We forgot to bring a road map of rural Washington and rural Idaho. We have a GPS in our Prius, and I have an iPad, but some of the roads were quite remote and the iPad frequently had no signal. So we ended up on some very rural back roads, and going the wrong direction. It was all fine, though. We knew we'd eventually come to the Canadian border or I-90, and we knew our way home from either place.

Tomorrow we'll be visiting one of Art's sisters and her husband who live down the road half an hour or so. And Tuesday we head home.

I've had thinking time on the long drives and in the quiet condo. From time to time I need to reevaluate what I'm doing. I clarified my priorities this week in the light dreams that happen just before final waking in the morning: spirituality, community, curiosity, purpose, and exercise. I get off track sometimes. When I got up, I deleted a game I'd been playing on the computer; it was stressful and serving no purpose other than wasting time. I felt better already.
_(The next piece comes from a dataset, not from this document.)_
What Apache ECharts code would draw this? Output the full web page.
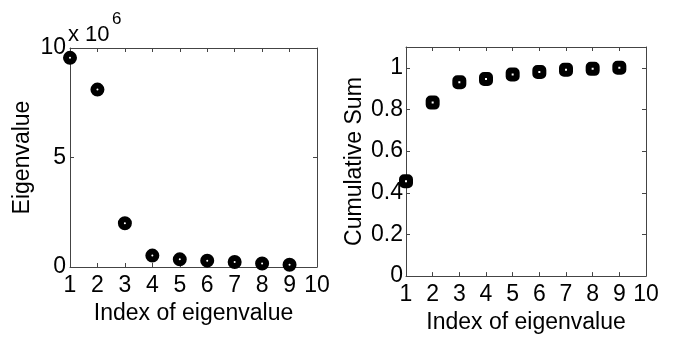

I love traveling with Art. He can be quiet for long periods of time. He can pick up a book or two in a "take one, leave one" library and be content. But he's always up for a walk or an outing. And so am I. When we're home we're busier and more distracted.

Tonight we're having a simple meal: broccoli and cheese soup, baked acorn squash and a simple salad with beets on top. That sounds really good to me.


Tuesday, October 4, 2011

New Colors

I live in Western Washington, so I'm accustomed to green. Grass, trees, mountainsides. I love green. It makes me feel cozy.

This week we're in Lethbridge, Alberta. It's prairie country. Outside the city, the crops have been harvested and the fields are yellow with stubble. When it's cloudy, the yellow is pale; when the sun breaks through, for a moment or an hour, the yellow is bright, vivid. "Amber waves of grain". Like the song.

Where I live the sky is blue sometimes. The evergreens reach skyward and the the hills also. So the sky, whether blue or gray, is accented by green, and it's a small sky.

Here in Alberta the sky is blue or gray also, but there are few trees and few hills. The sky is enormous, reaching from horizon to horizon. I feel like I'm under a vast bowl.

I've read poems about these skies and these hills, but there's nothing like seeing them. Every time I'm in a place like this - Alberta, Iowa, Nebraska were this year's places - I wish I could live here longer.

I won't, though. I like cozy green too much.

I'd like to trade houses with a prairie person for a month or two sometime. To see that sky, those fields, every day.